-- START Provided information --

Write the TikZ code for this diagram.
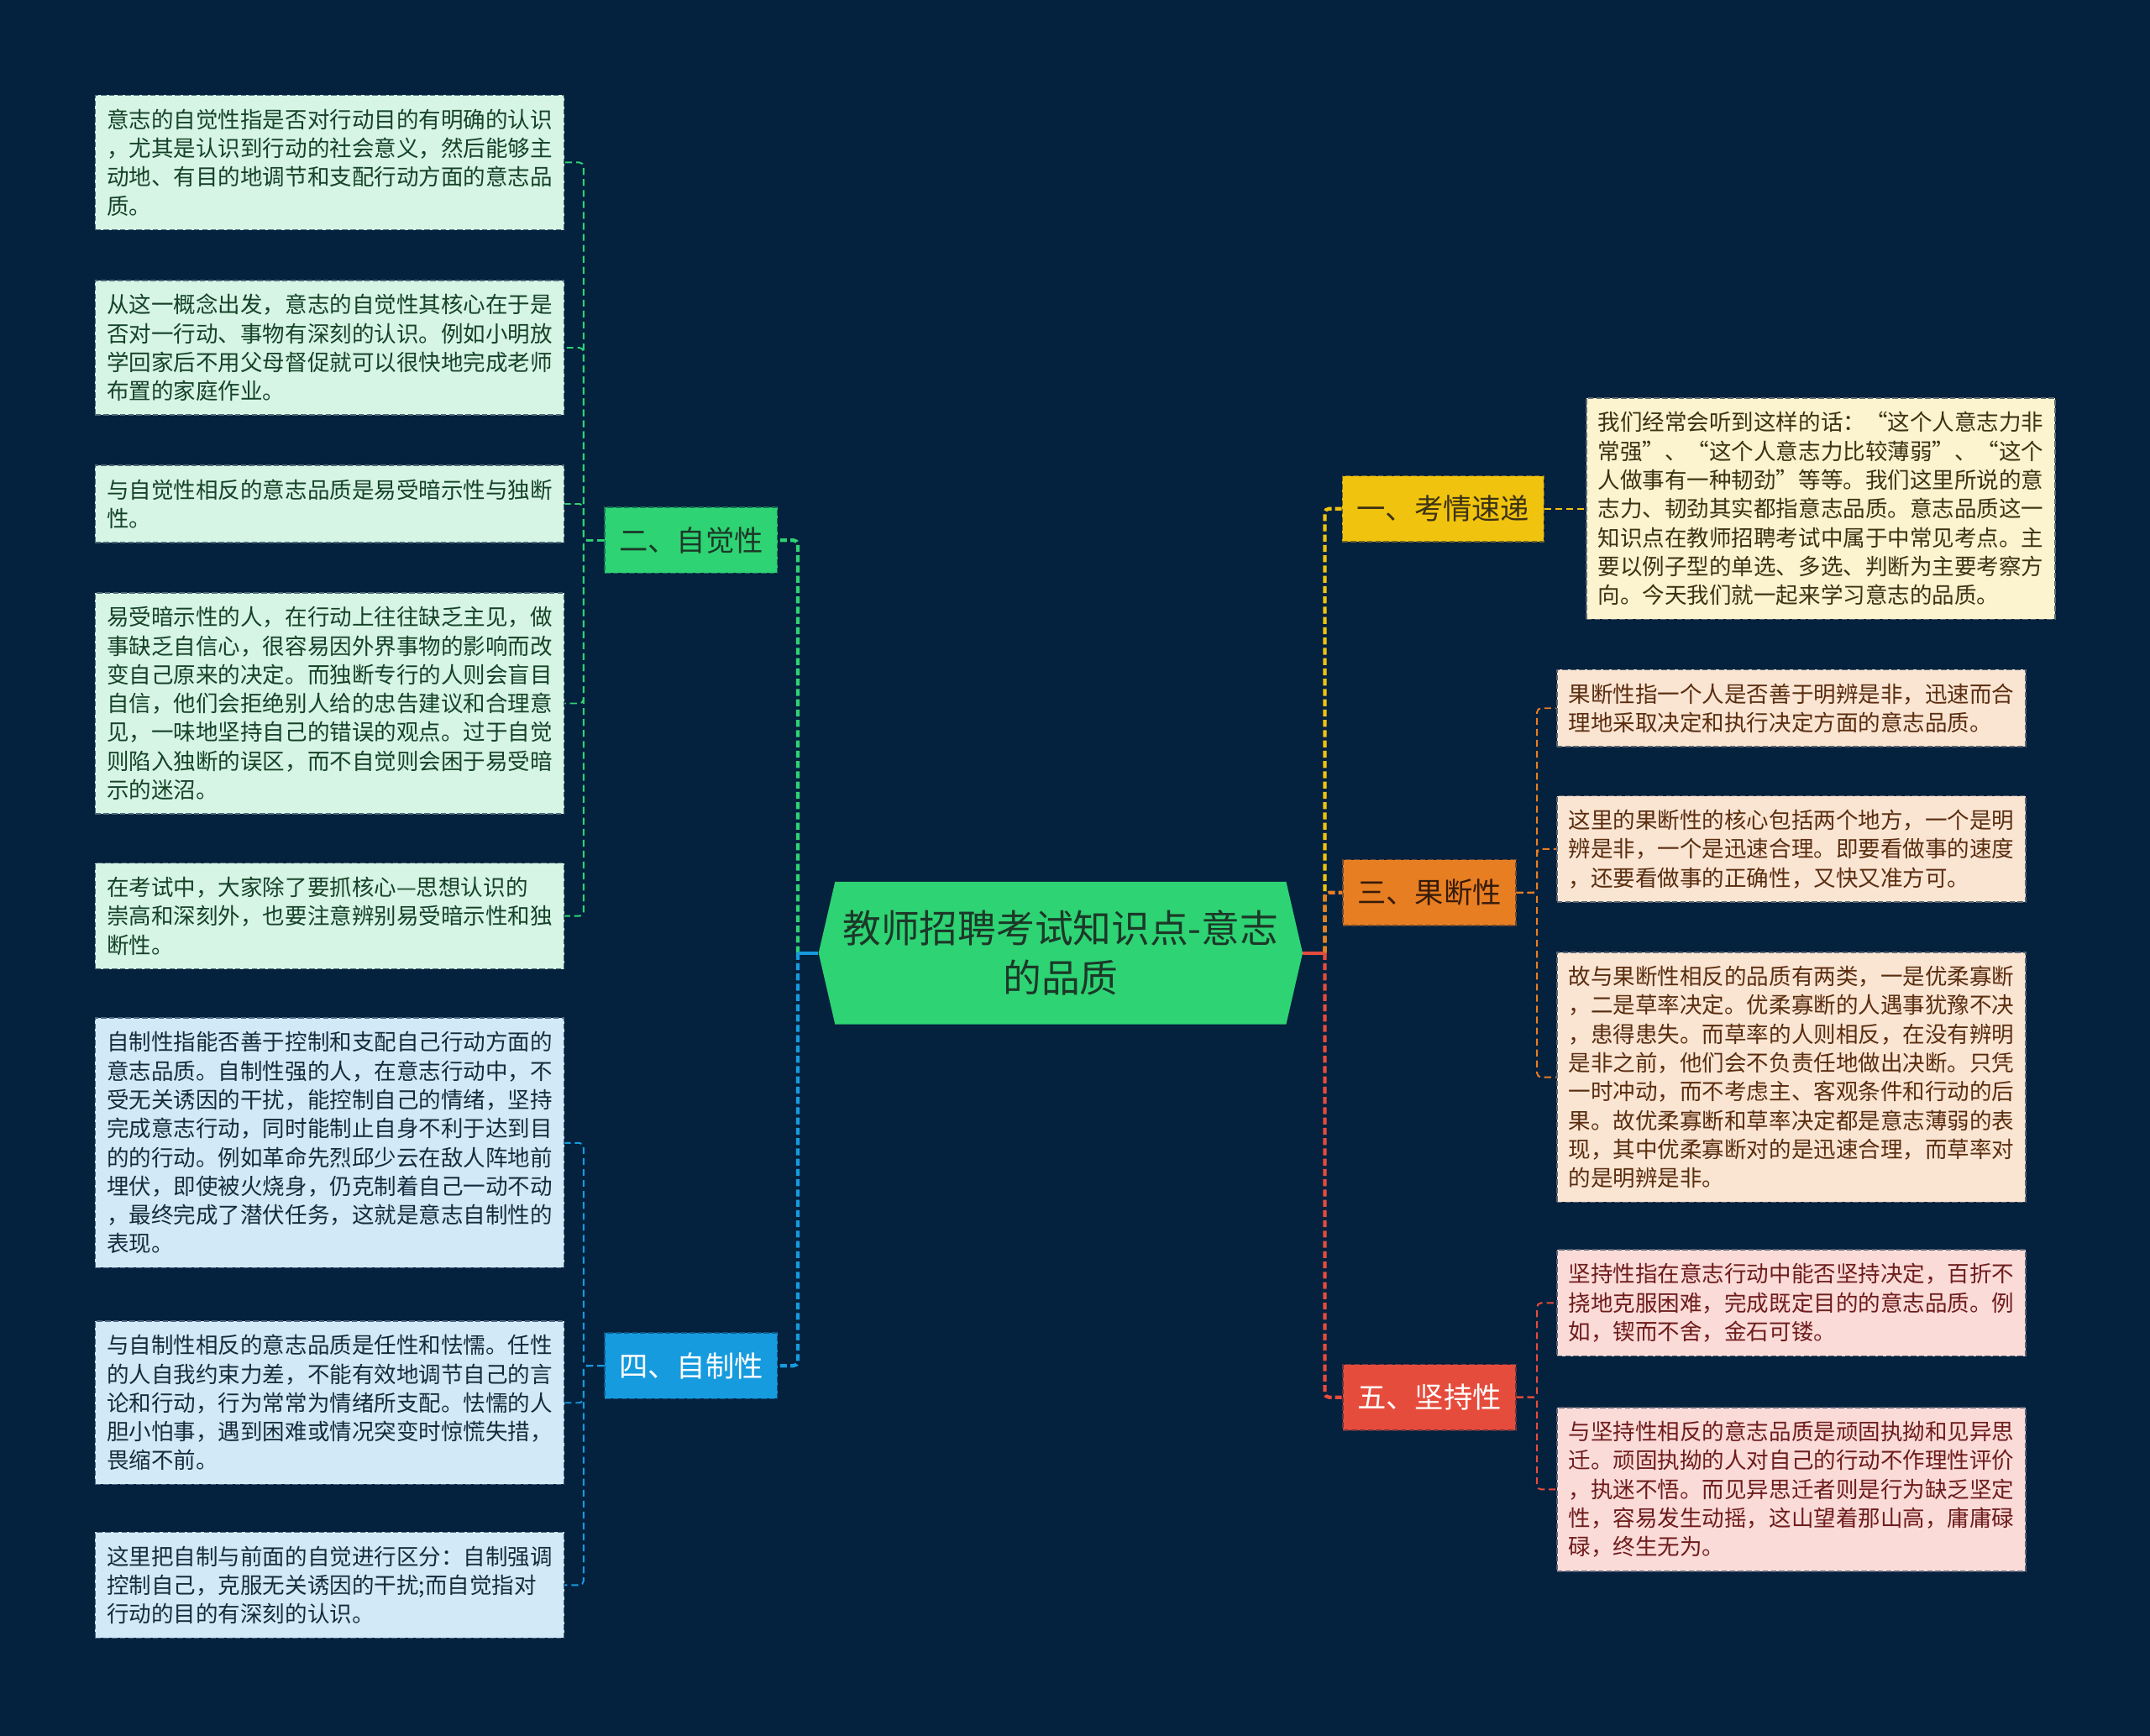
\documentclass[tikz,border=0pt]{standalone}
\usepackage{fontspec}
\setmainfont{Noto Sans CJK SC}
\usepackage{tikz}
\usetikzlibrary{positioning}

\definecolor{bgnavy}{RGB}{4,33,62}
\definecolor{cgreen}{RGB}{46,211,115}
\definecolor{cblue}{RGB}{22,155,222}
\definecolor{cyellow}{RGB}{240,195,15}
\definecolor{corange}{RGB}{232,126,34}
\definecolor{cred}{RGB}{230,76,60}
\definecolor{fgreen}{RGB}{214,245,228}
\definecolor{fblue}{RGB}{210,234,248}
\definecolor{fyellow}{RGB}{252,243,207}
\definecolor{fpeach}{RGB}{250,229,211}
\definecolor{fpink}{RGB}{250,219,216}
\definecolor{inkgreen}{RGB}{22,66,40}
\definecolor{inkblue}{RGB}{22,44,62}
\definecolor{inkyellow}{RGB}{60,50,20}
\definecolor{inkpeach}{RGB}{90,45,15}
\definecolor{inkpink}{RGB}{110,28,28}
\definecolor{inkroot}{RGB}{28,56,40}

\begin{document}
\begin{tikzpicture}[x=1pt, y=-1pt,
  leaf/.style={draw=#1!35!bgnavy, fill=#1, dash pattern=on 4pt off 2pt, line width=0.9pt,
               anchor=north west, text width=325pt, inner xsep=8.5pt, inner ysep=10pt,
               align=left, font=\fontsize{16.25pt}{21pt}\selectfont},
  branch/.style={draw=#1!45!bgnavy, fill=#1, dash pattern=on 4pt off 2pt, line width=0.9pt,
                 minimum height=48pt, inner xsep=10.5pt, font=\fontsize{21pt}{25pt}\selectfont},
  stub/.style={draw=#1, line width=2.6pt},
  trunk/.style={draw=#1, line width=2.6pt, dash pattern=on 5pt off 2.5pt, rounded corners=3pt},
  twig/.style={draw=#1, line width=1.2pt, dash pattern=on 5pt off 3pt, rounded corners=3pt}]
\useasboundingbox (0,0) rectangle (1568,1266);
\fill[bgnavy] (0,0) rectangle (1568,1266);

\fill[cgreen] (597,695) -- (609,643) -- (938,643) -- (950,695) -- (938,747) -- (609,747) -- cycle;
\node[minimum width=353pt, minimum height=104pt, inner sep=0pt, align=center, text=inkroot,
      font=\fontsize{28pt}{36pt}\selectfont] (root) at (773.5,695) {教师招聘考试知识点-意志\\的品质};
\coordinate[left=15pt of root.west] (ltrunk);
\coordinate[right=16pt of root.east] (rtrunk);

\node[branch=cgreen, text=inkroot] (zijue) at (504,394) {二、自觉性};
\node[branch=cblue, text=white] (zizhi) at (504,996) {四、自制性};
\node[branch=cyellow, text=inkyellow] (kaoqing) at (1052.5,371) {一、考情速递};
\node[branch=corange, text=inkpeach!60!black] (guoduan) at (1042.5,651) {三、果断性};
\node[branch=cred, text=white] (jianchi) at (1042.5,1019) {五、坚持性};

\node[leaf=fgreen, text=inkgreen] (zj1) at (69,69) {意志的自觉性指是否对行动目的有明确的认识\\，尤其是认识到行动的社会意义，然后能够主\\动地、有目的地调节和支配行动方面的意志品\\质。};
\node[leaf=fgreen, text=inkgreen] (zj2) at (69,204) {从这一概念出发，意志的自觉性其核心在于是\\否对一行动、事物有深刻的认识。例如小明放\\学回家后不用父母督促就可以很快地完成老师\\布置的家庭作业。};
\node[leaf=fgreen, text=inkgreen] (zj3) at (69,339) {与自觉性相反的意志品质是易受暗示性与独断\\性。};
\node[leaf=fgreen, text=inkgreen] (zj4) at (69,432) {易受暗示性的人，在行动上往往缺乏主见，做\\事缺乏自信心，很容易因外界事物的影响而改\\变自己原来的决定。而独断专行的人则会盲目\\自信，他们会拒绝别人给的忠告建议和合理意\\见，一味地坚持自己的错误的观点。过于自觉\\则陷入独断的误区，而不自觉则会困于易受暗\\示的迷沼。};
\node[leaf=fgreen, text=inkgreen] (zj5) at (69,629) {在考试中，大家除了要抓核心—思想认识的\\崇高和深刻外，也要注意辨别易受暗示性和独\\断性。};

\node[leaf=fblue, text=inkblue] (zz1) at (69,742) {自制性指能否善于控制和支配自己行动方面的\\意志品质。自制性强的人，在意志行动中，不\\受无关诱因的干扰，能控制自己的情绪，坚持\\完成意志行动，同时能制止自身不利于达到目\\的的行动。例如革命先烈邱少云在敌人阵地前\\埋伏，即使被火烧身，仍克制着自己一动不动\\，最终完成了潜伏任务，这就是意志自制性的\\表现。};
\node[leaf=fblue, text=inkblue] (zz2) at (69,963) {与自制性相反的意志品质是任性和怯懦。任性\\的人自我约束力差，不能有效地调节自己的言\\论和行动，行为常常为情绪所支配。怯懦的人\\胆小怕事，遇到困难或情况突变时惊慌失措，\\畏缩不前。};
\node[leaf=fblue, text=inkblue] (zz3) at (69,1117) {这里把自制与前面的自觉进行区分：自制强调\\控制自己，克服无关诱因的干扰;而自觉指对\\行动的目的有深刻的认识。};

\node[leaf=fyellow, text=inkyellow, right=30pt of kaoqing] (kq1) {我们经常会听到这样的话：“这个人意志力非\\常强”、“这个人意志力比较薄弱”、“这个\\人做事有一种韧劲”等等。我们这里所说的意\\志力、韧劲其实都指意志品质。意志品质这一\\知识点在教师招聘考试中属于中常见考点。主\\要以例子型的单选、多选、判断为主要考察方\\向。今天我们就一起来学习意志的品质。};

\node[leaf=fpeach, text=inkpeach] (gd1) at (1135,488) {果断性指一个人是否善于明辨是非，迅速而合\\理地采取决定和执行决定方面的意志品质。};
\node[leaf=fpeach, text=inkpeach] (gd2) at (1135,580) {这里的果断性的核心包括两个地方，一个是明\\辨是非，一个是迅速合理。即要看做事的速度\\，还要看做事的正确性，又快又准方可。};
\node[leaf=fpeach, text=inkpeach] (gd3) at (1135,694) {故与果断性相反的品质有两类，一是优柔寡断\\，二是草率决定。优柔寡断的人遇事犹豫不决\\，患得患失。而草率的人则相反，在没有辨明\\是非之前，他们会不负责任地做出决断。只凭\\一时冲动，而不考虑主、客观条件和行动的后\\果。故优柔寡断和草率决定都是意志薄弱的表\\现，其中优柔寡断对的是迅速合理，而草率对\\的是明辨是非。};

\node[leaf=fpink, text=inkpink] (jc1) at (1135,911) {坚持性指在意志行动中能否坚持决定，百折不\\挠地克服困难，完成既定目的的意志品质。例\\如，锲而不舍，金石可镂。};
\node[leaf=fpink, text=inkpink] (jc2) at (1135,1026) {与坚持性相反的意志品质是顽固执拗和见异思\\迁。顽固执拗的人对自己的行动不作理性评价\\，执迷不悟。而见异思迁者则是行为缺乏坚定\\性，容易发生动摇，这山望着那山高，庸庸碌\\碌，终生无为。};

\draw[trunk=cgreen] (ltrunk) |- (zijue.east);
\draw[trunk=cblue] (ltrunk) |- (zizhi.east);
\draw[stub=cblue] (root.west) -- (ltrunk);
\draw[trunk=cyellow] (rtrunk) |- (kaoqing.west);
\draw[trunk=corange] (rtrunk) |- (guoduan.west);
\draw[trunk=cred] (rtrunk) |- (jianchi.west);
\draw[stub=cred] (root.east) -- (rtrunk);

\draw[twig=cgreen] (zijue.west) -- ++(-15,0) |- (zj1.east); \draw[twig=cgreen] (zijue.west) -- ++(-15,0) |- (zj2.east);
\draw[twig=cgreen] (zijue.west) -- ++(-15,0) |- (zj3.east); \draw[twig=cgreen] (zijue.west) -- ++(-15,0) |- (zj4.east);
\draw[twig=cgreen] (zijue.west) -- ++(-15,0) |- (zj5.east);
\draw[twig=cblue] (zizhi.west) -- ++(-15,0) |- (zz1.east); \draw[twig=cblue] (zizhi.west) -- ++(-15,0) |- (zz2.east);
\draw[twig=cblue] (zizhi.west) -- ++(-15,0) |- (zz3.east);
\draw[twig=cyellow] (kaoqing) -- (kq1);
\draw[twig=corange] (guoduan.east) -- ++(15,0) |- (gd1.west); \draw[twig=corange] (guoduan.east) -- ++(15,0) |- (gd2.west);
\draw[twig=corange] (guoduan.east) -- ++(15,0) |- (gd3.west);
\draw[twig=cred] (jianchi.east) -- ++(15,0) |- (jc1.west); \draw[twig=cred] (jianchi.east) -- ++(15,0) |- (jc2.west);
\end{tikzpicture}
\end{document}
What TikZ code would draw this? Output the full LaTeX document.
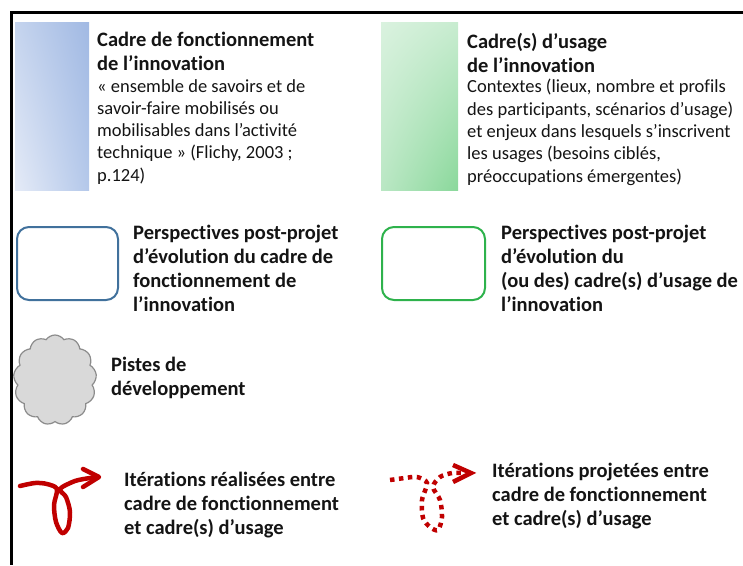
\documentclass[tikz,border=0pt]{standalone}
\usepackage{fontspec}
\setmainfont{Carlito}[Ligatures={NoCommon}]
\usetikzlibrary{shapes.symbols,shadings}
\definecolor{frameblk}{HTML}{000000}
\definecolor{bluestroke}{HTML}{41719C}
\definecolor{greenstroke}{HTML}{2EB24C}
\definecolor{arrowred}{HTML}{C00000}
\definecolor{cloudfill}{HTML}{D9D9D9}
\definecolor{cloudline}{HTML}{8C8C8C}
\definecolor{txt}{HTML}{141414}
\definecolor{bUL}{HTML}{C5D4EE}
\definecolor{bUR}{HTML}{A1B9E3}
\definecolor{bLL}{HTML}{E5EBF7}
\definecolor{bLR}{HTML}{B4C8EA}
\definecolor{gUL}{HTML}{DAF2DF}
\definecolor{gUR}{HTML}{C8ECD0}
\definecolor{gLL}{HTML}{BAE7C4}
\definecolor{gLR}{HTML}{8AD89B}
\tikzset{
  titletxt/.style={anchor=base west, inner sep=0pt, align=left, text=txt,
     font=\fontsize{20.5}{24}\selectfont\bfseries},
  bodytxt/.style={anchor=base west, inner sep=0pt, align=left, text=txt,
     font=\fontsize{18.5}{22.3}\selectfont},
  legendbox/.style={rounded corners=12pt, line width=2pt},
  iterline/.style={draw=arrowred, line width=4.5pt},
}
\begin{document}
\begin{tikzpicture}[x=1pt, y=-1pt]
\useasboundingbox (0,0) rectangle (743,565);
% frame
\draw[line width=3pt, frameblk] (743,12) -- (11,12) -- (11,565);
% gradient boxes
\shade[upper left=bUL, upper right=bUR, lower left=bLL, lower right=bLR] (15,22) rectangle (89,190);
\shade[upper left=gUL, upper right=gUR, lower left=gLL, lower right=gLR] (381,22) rectangle (458,190);
% multi-line nodes are anchored at the baseline of their last line
\node[titletxt] (t1) at (97,70) {Cadre de fonctionnement\\de l’innovation};
\node[bodytxt] (b1) at (97,181.2) {«~ensemble de savoirs et de\\savoir-faire mobilisés ou\\mobilisables dans l’activité\\technique~» (Flichy, 2003 ;\\p.124)};
\node[titletxt] (t2) at (467,72.5) {Cadre(s) d’usage\\de l’innovation};
\node[bodytxt] (b2) at (467,182) {Contextes (lieux, nombre et profils\\des participants, scénarios d’usage)\\et enjeux dans lesquels s’inscrivent\\les usages (besoins ciblés,\\préoccupations émergentes)};
% rounded boxes
\draw[legendbox, bluestroke] (17,227) rectangle (118,300);
\draw[legendbox, greenstroke] (382,227) rectangle (485,300);
\node[titletxt] (p1) at (133,311) {Perspectives post-projet\\d’évolution du cadre de\\fonctionnement de\\l’innovation};
\node[titletxt] (p2) at (501,311) {Perspectives post-projet\\d’évolution du\\(ou des) cadre(s) d’usage de\\l’innovation};
% cloud
\node[cloud, cloud puffs=13, cloud puff arc=110, aspect=0.95, fill=cloudfill, draw=cloudline, line width=1.2pt,
      minimum width=83pt, minimum height=90pt, inner sep=0pt] (cl) at (55,380) {};
\node[titletxt] (pd) at (111,395) {Pistes de\\développement};
% solid iteration arrow
\draw[iterline, line cap=round, line join=round] plot[smooth, tension=0.5] coordinates
  {(20,486) (35,483) (47,484) (57,489) (54,505) (56,522) (62,533) (68,528) (70,512) (66,497) (60,489) (75,481) (90,478) (98,477)};
\draw[iterline, line cap=round, line join=round] (83,469) -- (99,477) -- (83,487);
\node[titletxt] (it1) at (124,534) {Itérations réalisées entre\\cadre de fonctionnement\\et cadre(s) d’usage};
% dotted iteration arrow
\draw[iterline, dash pattern=on 4.5pt off 4.5pt] plot[smooth, tension=0.5] coordinates
  {(390,480) (405,478) (417,477) (427,483) (422,500) (423,518) (430,527) (438,530) (442,517) (440,500) (433,487) (440,477) (452,473) (462,473)};
\draw[iterline, line join=miter] (453,465) -- (471,473) -- (453,482);
\node[titletxt] (it2) at (492,525) {Itérations projetées entre\\cadre de fonctionnement\\et cadre(s) d’usage};
\end{tikzpicture}
\end{document}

-- END Provided information --

Of all the lines above, how many contain the word "code"? Answer with only the number.

> _Reply to the task_
2